[TO BE DONE]:
Note each line where "this" appears, and copy it.

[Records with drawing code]
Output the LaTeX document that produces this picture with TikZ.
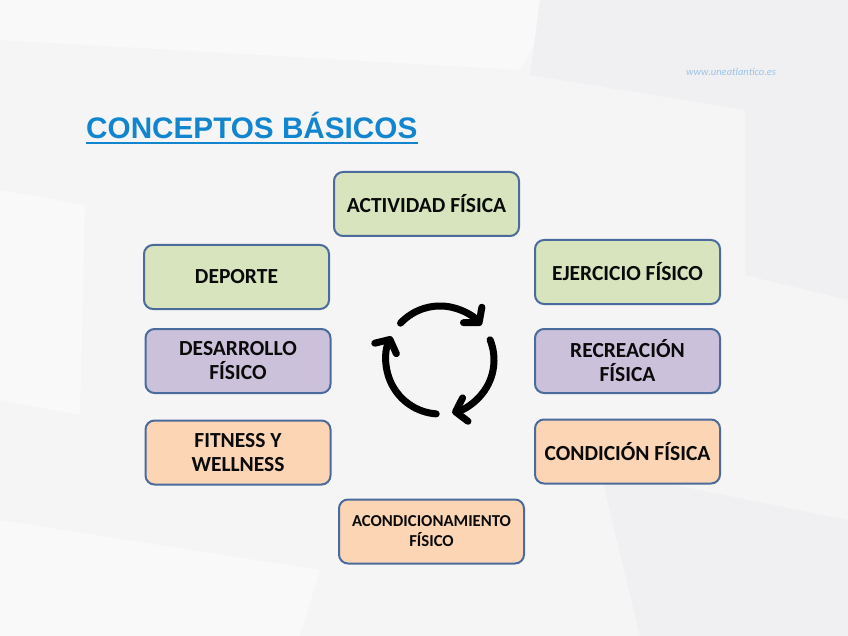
\documentclass[tikz,border=0pt]{standalone}
\usepackage{fontspec}
\setmainfont{Carlito}
\newfontfamily\titlefont{Liberation Sans}
\usetikzlibrary{arrows.meta}
\definecolor{bgc}{HTML}{F5F5F6}
\definecolor{bglight}{HTML}{F9F9F9}
\definecolor{bgdark}{HTML}{F0F0F2}
\definecolor{edgec}{HTML}{4A6B9B}
\definecolor{greenc}{HTML}{D7E4BD}
\definecolor{purplec}{HTML}{CCC1DA}
\definecolor{orangec}{HTML}{FCD5B5}
\definecolor{titlec}{HTML}{1285CF}
\definecolor{urlc}{HTML}{9CC4E8}
\definecolor{textc}{HTML}{0A0A0A}
\begin{document}
\begin{tikzpicture}[x=1pt,y=-1pt,
  box/.style={draw=edgec, line width=2pt, rounded corners=9pt, minimum width=185pt, minimum height=64pt, inner sep=2pt, align=center, text=textc, font=\bfseries\fontsize{21.5}{24}\selectfont},
  gbox/.style={box, fill=greenc},
  pbox/.style={box, fill=purplec},
  obox/.style={box, fill=orangec},
  cyclearc/.style={line width=7pt, line cap=round, -{Straight Barb[length=10pt, width=24pt, line cap=round, line join=round]}}]
\fill[bgc] (0,0) rectangle (848,636);
\useasboundingbox (0,0) rectangle (848,636);
% faint background facets
\fill[bglight] (0,0) -- (560,0) -- (520,70) -- (0,40) -- cycle;
\fill[bglight] (0,190) -- (85,205) -- (80,415) -- (0,400) -- cycle;
\fill[bgdark] (540,0) -- (848,0) -- (848,300) -- (745,275) -- (745,110) -- (530,75) -- cycle;
\fill[bgdark] (600,470) -- (848,520) -- (848,636) -- (640,636) -- cycle;
\fill[bglight] (0,520) -- (320,570) -- (300,636) -- (0,636) -- cycle;

% title and url
\node[anchor=base west, inner sep=0pt, text=titlec, font=\titlefont\bfseries\fontsize{29.7}{34}\selectfont] (title) at (86,139) {CONCEPTOS BÁSICOS};
\draw[titlec, line width=2.5pt] ([yshift=-4pt]title.base west) -- ([yshift=-4pt]title.base east);
\node[anchor=west, inner sep=0pt, text=urlc, font=\itshape\fontsize{10.5}{12}\selectfont] (url) at (686,72) {www.uneatlantico.es};

% boxes
\node[gbox] (act) at (426.5,204) {ACTIVIDAD FÍSICA};
\node[gbox] (dep) at (236.5,277) {DEPORTE};
\node[gbox] (eje) at (627.5,272) {EJERCICIO FÍSICO};
\node[pbox] (des) at (238,361) {DESARROLLO\\FÍSICO};
\node[pbox] (rec) at (627.5,361) {RECREACIÓN\\FÍSICA};
\node[obox] (fit) at (238,452.5) {FITNESS Y\\WELLNESS};
\node[obox] (con) at (627.5,451.5) {CONDICIÓN FÍSICA};
\node[obox, font=\bfseries\fontsize{16.7}{20}\selectfont] (aco) at (431.5,531.5) {ACONDICIONAMIENTO\\FÍSICO};

% cycle icon
\coordinate (cyc) at (440,360);
\draw[cyclearc] (cyc) ++(-137:54) arc[start angle=-137, end angle=-40, radius=54];
\draw[cyclearc] (cyc) ++(-22:54) arc[start angle=-22, end angle=77, radius=54];
\draw[cyclearc] (cyc) ++(94:54) arc[start angle=94, end angle=206, radius=54];
\end{tikzpicture}
\end{document}
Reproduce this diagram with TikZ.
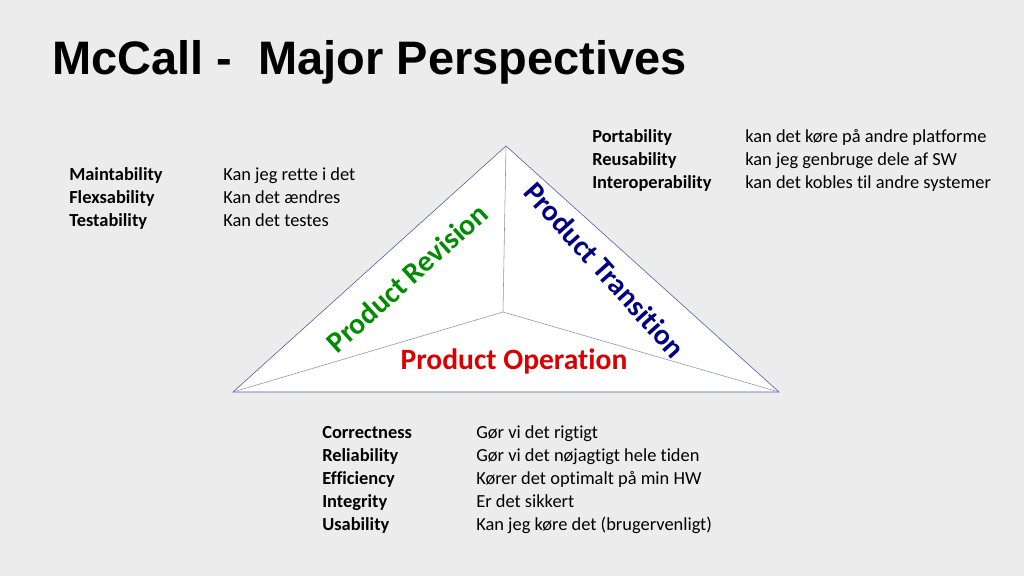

[ANSWER IN FULL]:
Output the LaTeX document that produces this picture with TikZ.
Reproduce this diagram with TikZ.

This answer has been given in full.